Stupid benevolence 103

Scott Johnson of PowerLine wonders how Mohamed Osman Mohamud, who tried to detonate a bomb at a Christmas tree-lighting in Portland, Oregon, became an American citizen:

Today’s Los Angeles Times features a profile of the would-be Portland bomber named Mohamed Mohamud. Those of us wondering how the Mohamud family was admitted to the United States, or how Mohamud came to swear fealty to the United States and become a naturalized citizen, will have to look elsewhere for an answer. The best the Times’s two reporters could come up with is this: “He and his parents, Mariam and Osman Barre, came to America when he was 5 as part of a diaspora that brought tens of thousands of Somali refugees to U.S. cities. About 6,500 Somalis are said to live in the Portland area.” Well, thanks.

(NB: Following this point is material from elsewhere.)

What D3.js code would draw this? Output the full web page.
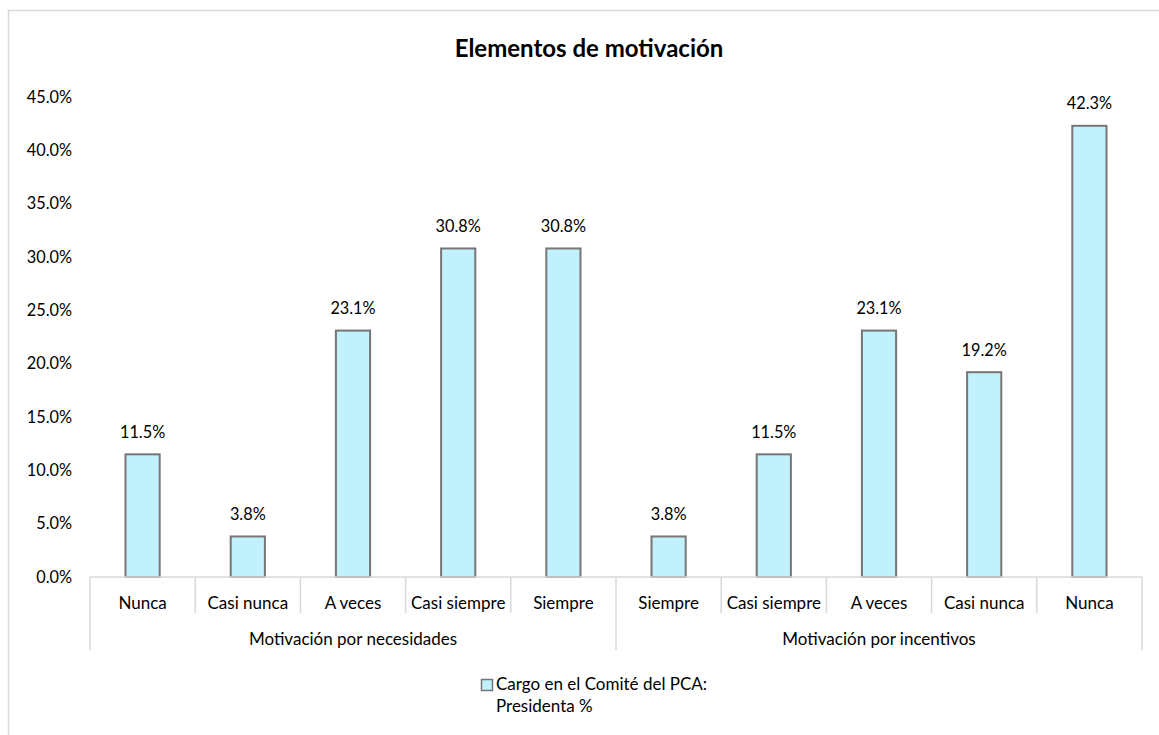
<!DOCTYPE html>
<html>
<head>
<meta charset="utf-8">
<script src="https://cdn.jsdelivr.net/npm/d3@7"></script>
<style>
  html, body { margin: 0; padding: 0; background: #fff; }
  svg { display: block; }
  text { font-family: Lato, "Open Sans", sans-serif; fill: #000; }
</style>
</head>
<body>
<svg id="chart" width="1159" height="735"></svg>
<script>
// Category labels along the x axis, in drawing order
const categories = ["Nunca", "Casi nunca", "A veces", "Casi siempre", "Siempre",
                    "Siempre", "Casi siempre", "A veces", "Casi nunca", "Nunca"];
// Outer grouping of the categories
const groups = ["Motivación por necesidades", "Motivación por incentivos"];
const groupSizes = [5, 5];
// Percent of respondents (Presidenta %)
const values = [11.5, 3.8, 23.1, 30.8, 30.8, 3.8, 11.5, 23.1, 19.2, 42.3];
// Y-axis ticks
const yTicks = [0, 5, 10, 15, 20, 25, 30, 35, 40, 45];
const title = "Elementos de motivación";
const legendLines = ["Cargo en el Comité del PCA:", "Presidenta %"];

const svg = d3.select("#chart");
const gridColor = "#d9d9d9";
const barFill = "#c1f1fc";
const barStroke = "#767676";
const textSize = 17;
const numSize = 16.3;

// chart frame
svg.append("rect")
  .attr("x", 8.5).attr("y", 10.5)
  .attr("width", 1170).attr("height", 740)
  .attr("fill", "none").attr("stroke", gridColor).attr("stroke-width", 1.5);

const plotLeft = 90, plotRight = 1142, plotTop = 97, plotBottom = 577;

const y = d3.scaleLinear().domain([0, 45]).range([plotBottom, plotTop]);
const x = d3.scaleBand().domain(d3.range(categories.length)).range([plotLeft, plotRight]).padding(0);
const bw = x.bandwidth();
const barW = bw * 0.325;

// title
svg.append("text")
  .attr("x", 589).attr("y", 57)
  .attr("text-anchor", "middle")
  .attr("font-size", 24).attr("font-weight", "bold")
  .text(title);

// y axis labels
const yAxis = d3.axisLeft(y).tickValues(yTicks).tickSize(0).tickPadding(0)
  .tickFormat(d => d.toFixed(1) + "%");
const yg = svg.append("g").attr("transform", `translate(72,0)`).call(yAxis);
yg.select(".domain").remove();
yg.selectAll("text").attr("font-size", numSize).attr("font-family", "Lato, sans-serif").attr("fill", "#000");

// bars
svg.append("g").selectAll("rect")
  .data(values)
  .join("rect")
  .attr("x", (d, i) => x(i) + (bw - barW) / 2)
  .attr("y", d => y(d))
  .attr("width", barW)
  .attr("height", d => y(0) - y(d))
  .attr("fill", barFill)
  .attr("stroke", barStroke)
  .attr("stroke-width", 2);

// value labels
svg.append("g").selectAll("text")
  .data(values)
  .join("text")
  .attr("x", (d, i) => x(i) + bw / 2)
  .attr("y", d => y(d) - 16.5)
  .attr("text-anchor", "middle")
  .attr("font-size", numSize)
  .text(d => d.toFixed(1) + "%");

// x axis line and category dividers
const ax = svg.append("g").attr("stroke", gridColor).attr("stroke-width", 1.5);
ax.append("line").attr("x1", plotLeft).attr("x2", plotRight).attr("y1", plotBottom).attr("y2", plotBottom);

let start = 0;
const groupEdges = [0];
groupSizes.forEach(s => { start += s; groupEdges.push(start); });

d3.range(categories.length + 1).forEach(i => {
  const xi = i < categories.length ? x(i) : plotRight;
  const isGroupEdge = groupEdges.includes(i);
  ax.append("line")
    .attr("x1", xi).attr("x2", xi)
    .attr("y1", plotBottom).attr("y2", isGroupEdge ? 650 : 613);
});

// category labels
svg.append("g").selectAll("text")
  .data(categories)
  .join("text")
  .attr("x", (d, i) => x(i) + bw / 2)
  .attr("y", 609)
  .attr("text-anchor", "middle")
  .attr("font-size", textSize)
  .text(d => d);

// group labels
svg.append("g").selectAll("text")
  .data(groups)
  .join("text")
  .attr("x", (d, i) => {
    const a = x(groupEdges[i]);
    const bIdx = groupEdges[i + 1];
    const b = bIdx < categories.length ? x(bIdx) : plotRight;
    return (a + b) / 2;
  })
  .attr("y", 645)
  .attr("text-anchor", "middle")
  .attr("font-size", textSize)
  .text(d => d);

// legend
const lg = svg.append("g");
lg.append("rect")
  .attr("x", 481.5).attr("y", 679.5).attr("width", 11).attr("height", 11)
  .attr("fill", barFill).attr("stroke", barStroke).attr("stroke-width", 1.5);
lg.selectAll("text")
  .data(legendLines)
  .join("text")
  .attr("x", 496)
  .attr("y", (d, i) => 690 + i * 21.5)
  .attr("font-size", textSize)
  .text(d => d);
</script>
</body>
</html>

Here we found a part of the answer:

Mohamud’s family fled Somalia in the early 1990s, and his father, Osman Barre, a well-educated engineer, worked to establish them in Oregon.

“Osman was very sophisticated,” said Chris Oace, a former refugee worker for Ecumenical Ministries of Oregon who helped the family resettle here in the early 1990s. “Some refugees are afraid of having Christian churches help them. But it wasn’t an issue with his family at all.”

What a menace the well-meaning are! They do so much harm.

Stupid benevolence, which characterizes contemporary Christianity, is a serious fault, always dangerous and often damaging or even fatal.

How often can we know enough about other people’s wants and needs to be certain that our interference will do good? How often and how accurately can we foretell the consequences of our actions?

As a moral goal, trying not to do harm, though unambitious, is at least respectful of our fellow human beings, and difficult enough to achieve.